Smaller objects can easily be tracked by other tracking radars because they can focus all of their energy at one instant on one very narrow beam at one point in the sky. But it is obvious that these scanning radars have to know exactly where to look and when, to be able to detect such small objects. Thus these radars have to be scheduled, and shared, and they will never replace the original mission of NAVSPASUR; that is, to detect "unpredicted" objects such as ICBM's heading towards the USA.
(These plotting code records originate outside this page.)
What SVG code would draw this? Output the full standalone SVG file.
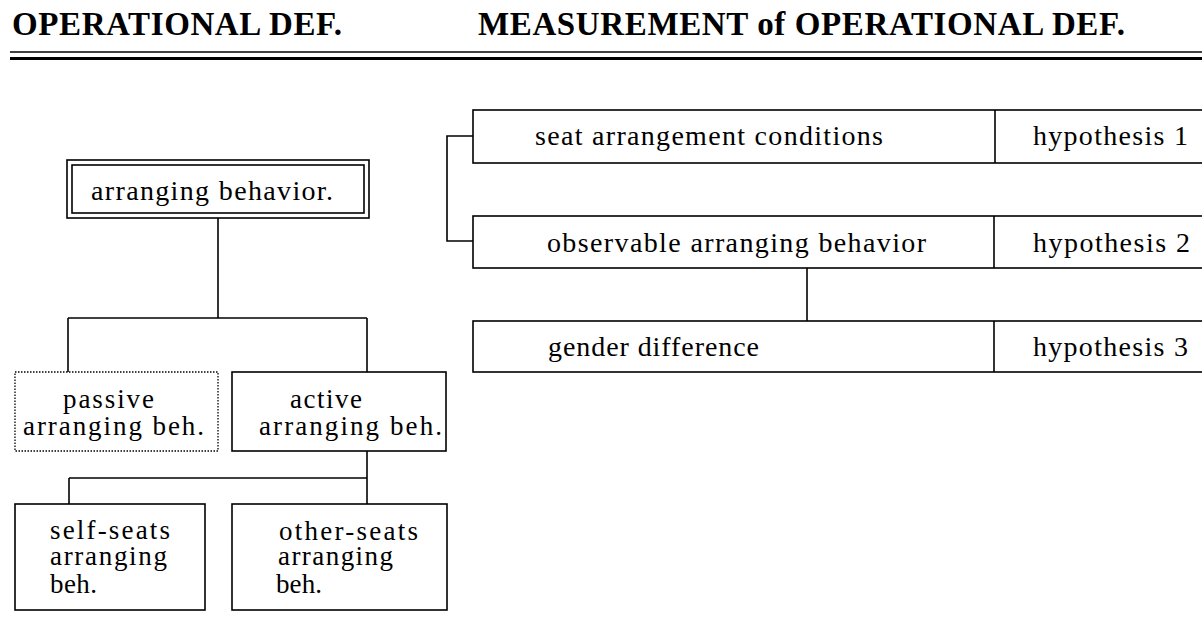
<svg xmlns="http://www.w3.org/2000/svg" width="1202" height="629" viewBox="0 0 1202 629">
<style>
  .hdr { font-family: "Liberation Serif", "Times New Roman", serif; font-weight: bold; font-size: 33px; fill: #000; }
  .t { font-family: "Liberation Serif", "Times New Roman", serif; font-size: 28px; fill: #000; }
  .m { font-family: "Liberation Serif", "Times New Roman", serif; font-size: 27px; fill: #000; }
  .box { fill: #fff; stroke: #000; stroke-width: 1.6; }
  .dot { fill: #fff; stroke: #000; stroke-width: 1.3; stroke-dasharray: 1.5 1.5; }
  .ln { fill: none; stroke: #000; stroke-width: 1.6; }
</style>
<rect x="0" y="0" width="1202" height="629" fill="#fff"/>

<g id="header">
  <text class="hdr" x="12" y="35" textLength="330" lengthAdjust="spacing">OPERATIONAL DEF.</text>
  <text class="hdr" x="478" y="35" textLength="647" lengthAdjust="spacing">MEASUREMENT of OPERATIONAL DEF.</text>
  <line x1="10" y1="52" x2="1202" y2="52" stroke="#000" stroke-width="1.5"/>
  <line x1="10" y1="58.5" x2="1202" y2="58.5" stroke="#000" stroke-width="3"/>
</g>

<g id="connectors">
  <path class="ln" d="M218 218 V318"/>
  <path class="ln" d="M68 318 H367"/>
  <path class="ln" d="M68 318 V372"/>
  <path class="ln" d="M367 318 V372"/>
  <path class="ln" d="M367 451 V504"/>
  <path class="ln" d="M69 478 H367"/>
  <path class="ln" d="M69 478 V504"/>
  <path class="ln" d="M473 136 H447 V241 H473"/>
  <path class="ln" d="M807 268 V321"/>
</g>

<g id="node-arranging-behavior">
  <rect class="box" x="67" y="160" width="302" height="58"/>
  <rect class="box" x="72" y="165" width="292" height="48"/>
  <text class="t" x="91" y="200" textLength="242" lengthAdjust="spacing">arranging behavior.</text>
</g>

<g id="node-passive">
  <rect class="dot" x="15" y="372" width="203" height="79"/>
  <text class="m" x="63" y="408" textLength="91" lengthAdjust="spacing">passive</text>
  <text class="m" x="23" y="435" textLength="181" lengthAdjust="spacing">arranging beh.</text>
</g>

<g id="node-active">
  <rect class="box" x="232" y="372" width="214" height="79"/>
  <text class="m" x="290" y="408" textLength="72" lengthAdjust="spacing">active</text>
  <text class="m" x="259" y="435" textLength="183" lengthAdjust="spacing">arranging beh.</text>
</g>

<g id="node-self-seats">
  <rect class="box" x="15" y="504" width="190" height="106"/>
  <text class="m" x="50" y="539" textLength="120" lengthAdjust="spacing">self-seats</text>
  <text class="m" x="50" y="565" textLength="117" lengthAdjust="spacing">arranging</text>
  <text class="m" x="50" y="593" textLength="47" lengthAdjust="spacing">beh.</text>
</g>

<g id="node-other-seats">
  <rect class="box" x="232" y="504" width="215" height="106"/>
  <text class="m" x="279" y="540" textLength="139" lengthAdjust="spacing">other-seats</text>
  <text class="m" x="278" y="565" textLength="115" lengthAdjust="spacing">arranging</text>
  <text class="m" x="276" y="593" textLength="46" lengthAdjust="spacing">beh.</text>
</g>

<g id="node-seat-arrangement">
  <rect class="box" x="473" y="110" width="740" height="53"/>
  <line class="ln" x1="995" y1="110" x2="995" y2="163"/>
  <text class="t" x="535" y="145" textLength="348" lengthAdjust="spacing">seat arrangement conditions</text>
  <text class="t" x="1033" y="145" textLength="155" lengthAdjust="spacing">hypothesis 1</text>
</g>

<g id="node-observable">
  <rect class="box" x="473" y="216" width="740" height="52"/>
  <line class="ln" x1="994" y1="216" x2="994" y2="268"/>
  <text class="t" x="547" y="252" textLength="379" lengthAdjust="spacing">observable arranging behavior</text>
  <text class="t" x="1033" y="252" textLength="157" lengthAdjust="spacing">hypothesis 2</text>
</g>

<g id="node-gender">
  <rect class="box" x="473" y="321" width="740" height="51"/>
  <line class="ln" x1="994" y1="321" x2="994" y2="372"/>
  <text class="t" x="548" y="356" textLength="211" lengthAdjust="spacing">gender difference</text>
  <text class="t" x="1033" y="356" textLength="155" lengthAdjust="spacing">hypothesis 3</text>
</g>
</svg>
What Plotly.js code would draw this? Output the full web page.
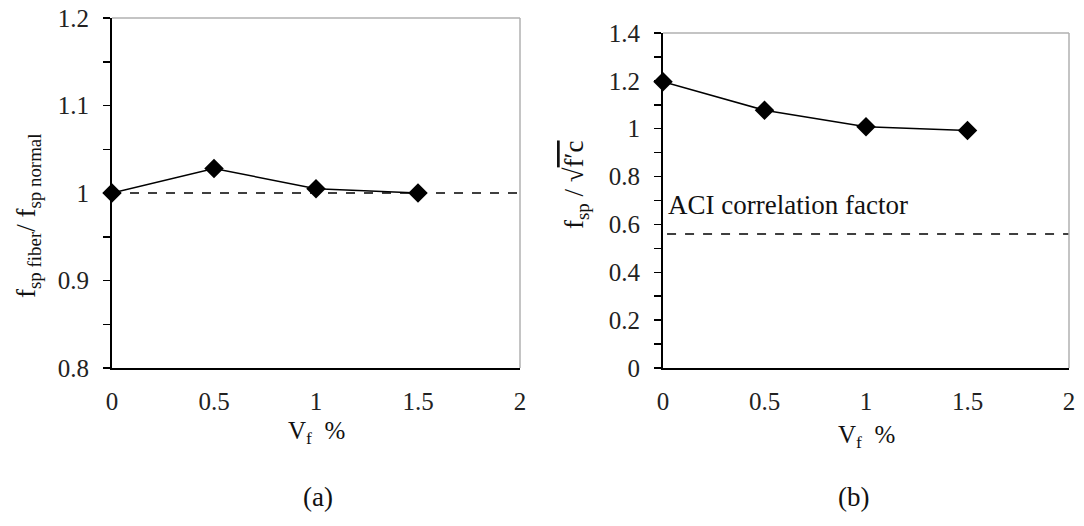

The system's network of field stations produces a "fence" of electromagnetic energy roughly 5,000 nautical miles long that extends across the continental U.S. and portions of the Atlantic and Pacific Oceans. In the North-South direction, the fence (Fig. 3-7) is about two miles wide and can detect payloads at a height of 15,000 nautical miles. Together, the system's nine field stations (Fig. 3-8) comprise one of the world's largest antenna systems. With a total length of over 15 miles, the antenna sites incorporate 150 miles of transmission lines, 10,000 feet of steel posts and 18,000 dipoles.
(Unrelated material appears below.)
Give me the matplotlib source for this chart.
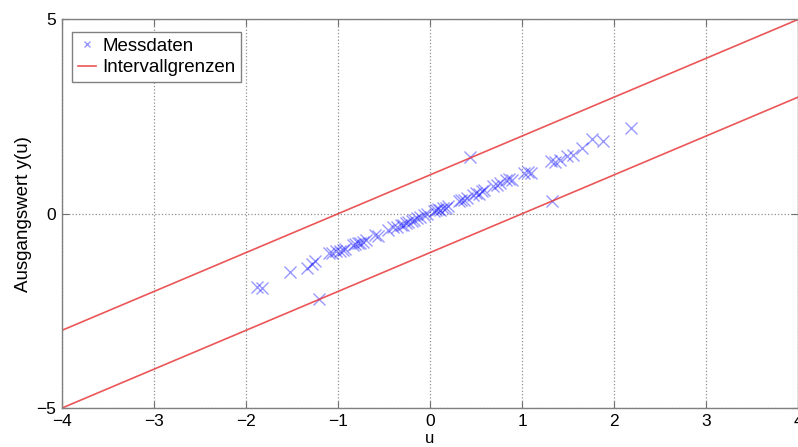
import numpy as np
import matplotlib
matplotlib.use("Agg")
import matplotlib.pyplot as plt

plt.rcParams['font.family'] = ['Liberation Sans', 'DejaVu Sans']

# Messpunkte (u, y(u))
u_mess = [-1.88, -1.83, -1.52, -1.34, -1.28, -1.25, -1.21, -1.10, -1.06, -1.02,
          -0.98, -0.95, -0.92, -0.84, -0.81, -0.78, -0.76, -0.73, -0.70, -0.60,
          -0.56, -0.46, -0.40, -0.36, -0.32, -0.29, -0.26, -0.24, -0.20, -0.17,
          -0.14, -0.11, -0.07, -0.03, 0.04, 0.07, 0.09, 0.11, 0.14, 0.17,
          0.20, 0.31, 0.34, 0.37, 0.40, 0.43, 0.47, 0.50, 0.53, 0.56,
          0.59, 0.69, 0.73, 0.76, 0.83, 0.86, 0.89, 1.02, 1.06, 1.10,
          1.31, 1.33, 1.36, 1.41, 1.49, 1.55, 1.65, 1.76, 1.88, 2.19]
y_mess = [-1.88, -1.92, -1.49, -1.40, -1.30, -1.22, -2.20, -1.02, -1.01, -0.97,
          -0.95, -0.92, -0.90, -0.80, -0.78, -0.76, -0.74, -0.72, -0.67, -0.55,
          -0.57, -0.43, -0.35, -0.33, -0.30, -0.28, -0.24, -0.20, -0.18, -0.15,
          -0.12, -0.08, -0.04, -0.01, 0.06, 0.09, 0.11, 0.10, 0.15, 0.16,
          0.19, 0.33, 0.36, 0.36, 0.41, 1.46, 0.49, 0.53, 0.52, 0.58,
          0.61, 0.72, 0.75, 0.78, 0.86, 0.90, 0.88, 1.04, 1.07, 1.05,
          1.35, 0.32, 1.33, 1.39, 1.48, 1.50, 1.69, 1.93, 1.86, 2.22]

# Intervallgrenzen y = u +/- 1
u_grenz = [-4, 4]
y_oben = [-3, 5]
y_unten = [-5, 3]

x_ticks = [-4, -3, -2, -1, 0, 1, 2, 3, 4]
y_ticks = [-5, 0, 5]

fig = plt.figure(figsize=(7.98, 4.47), dpi=100)
ax = fig.add_axes([0.0777, 0.0872, 0.9223, 0.8692])

ax.plot(u_mess, y_mess, 'x', color='blue', alpha=0.4, markersize=8,
        markeredgewidth=1.0, label='Messdaten')
ax.plot(u_grenz, y_oben, '-', color='#e8383a', alpha=0.85, linewidth=1.2,
        label='Intervallgrenzen')
ax.plot(u_grenz, y_unten, '-', color='#e8383a', alpha=0.85, linewidth=1.2)

ax.set_xlim(-4, 4)
ax.set_ylim(-5, 5)
ax.set_xticks(x_ticks)
ax.set_yticks(y_ticks)
ax.set_xticklabels([str(t).replace('-', '\u2212') for t in x_ticks])
ax.set_yticklabels([str(t).replace('-', '\u2212') for t in y_ticks])
ax.tick_params(direction='in', length=5, width=0.8, color='#707070',
               labelsize=12.5, top=True, right=True, pad=4)

ax.grid(True, linestyle=':', color='#909090', linewidth=0.9)
for s in ax.spines.values():
    s.set_color('#808080')
    s.set_linewidth(1.0)

ax.set_xlabel('u', fontsize=12, labelpad=2)
ax.set_ylabel('Ausgangswert y(u)', fontsize=13.5, labelpad=3)

leg = ax.legend(loc='upper left', bbox_to_anchor=(0.0136, 0.968),
                borderaxespad=0, fontsize=13.5, fancybox=False, framealpha=1,
                edgecolor='#808080', handlelength=1.0, handletextpad=0.3,
                borderpad=0.3, labelspacing=0.25, markerscale=0.6)
leg.get_frame().set_linewidth(1.0)

fig.savefig('out.png', dpi=100)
The three transmitters emit a fan of continuous wave radio energy at a fre-quency of 216.98 MHz. The largest transmitter, at Lake Kickapoo, has a two-mile long antenna array composed of 2,556 dipole elements. It has an out-put power of 766.8 kW divided into 18 separate segments, each of which can be operated independently. This pattern pro-vides a reliability over 99 percent, since a few segments can be inoperative with-out significantly affecting the opera-tional capability of the system. The two smaller transmitters at Gila River (40.5kW) and Jordan Lake (38.4kW) provide low-altitude coverage at the East and West extremities of the network.

Six receiver sites collect the transmit-ted energy reflected from satellites as they pass through the fence. Each re-ceiver site has individual antennas spaced at precise intervals. The longest antenna at each site is known as the "alert" antenna, as it is more sensitive and can detect a signal before the other antennas. It then electronically alerts the system controller to the presence of a target, which tunes the receiver to the precise frequency of the reflected energy from the satellite. Two receiver sites, Elephant Butte and Hawkinsville, are "high-altitude" sites. Their antenna arrays have higher gain and their electronics make them more sensitive to the reflected energy from higher altitudes.

The Naval Space Surveillance System field stations comprise a bi-static radar that points straight up into space and produces a "fence" of electromagnetic energy. The system can detect basketball-sized objects in orbit around the Earth out to an effective range of 15,000 nautical miles. Over 5 million satellite detections, or observations, are collected by the surveillance sensor each month. Data collected by the Fence is transmitted to a computer center at Dahlgren, where it is used to constantly update a database of spacecraft orbital elements. This information is reported to the fleet and Fleet Marine Forces to alert them when particular satellites of interest are overhead. The Navy's space surveillance system is one of about 20 sensors that together comprise the nation's worldwide Space Surveillance Network directed by U.S. Strategic Command in Omaha, Neb.

On September 30, 2002 Raytheon Company, Sudbury, Mass., was awarded a $17,173,912 cost-plus-award-fee, firm-fixed-price, cost-plus-fixed-fee contract for the modernization and upgrade of the U.S. Navy's Space Surveillance System, known as the Fence or Space Fence. The upgrade will replace the Very High Frequency radio transmitters and receivers currently in use with ones operating at S-band frequencies. This contract contains options, which if exercised, will bring the total cumulative value of this contract to a not-to-exceed value of $395,590,366. The work will be performed in Sudbury (60.2 percent); Andover, Mass. (34.8 percent); Burlington, Mass. (point nine percent); and Colorado Springs (four point one percent), and is to be completed by September 2004. Contract funds will not expire by the end of the current fiscal year. This contract was competitively procured via the Space & Naval Warfare Systems Command Business Opportunity Page and the Federal Business Opportunities website, with four offers received. The Space and Naval Warfare Systems Command, San Diego is the contracting activity (N00039-02-C-2201).

The Navy transferred operation of the former Naval Space Surveillance System, the nation's oldest sensor built to track satellites and debris in orbit around the Earth, to the Air Force during formal ceremonies 01 October 2004. The Secretary of Defense had directed the Navy to transfer program management of the system to the Air Force beginning in October 2003. The Air Force requested that the Navy continue to operate the space surveillance sensor, also known as the "Fence," through fiscal year 2004.

The transfer of Fence operations to the Air Force brought an end to more than 40 years of Navy control of the sensor from Dahlgren, first by the Naval Space Surveillance System (NAVSPASUR), then assumed by Naval Space Command in 1993, and finally by NNSOC when that organization was established in 2002. In addition to assuming operation of the Navy's space surveillance system, the 20th SPCS Det. 1 is also taking on the Alternate Space Control Center (ASCC) mission, which was first assigned to NAVSPASUR in 1987. In its ASCC role, NAVSPASUR - followed by Naval Space Command and finally NNSOC - served as the backup computational and command and control node for the Space Control Center at Cheyenne Mountain Air Force Base, Colo.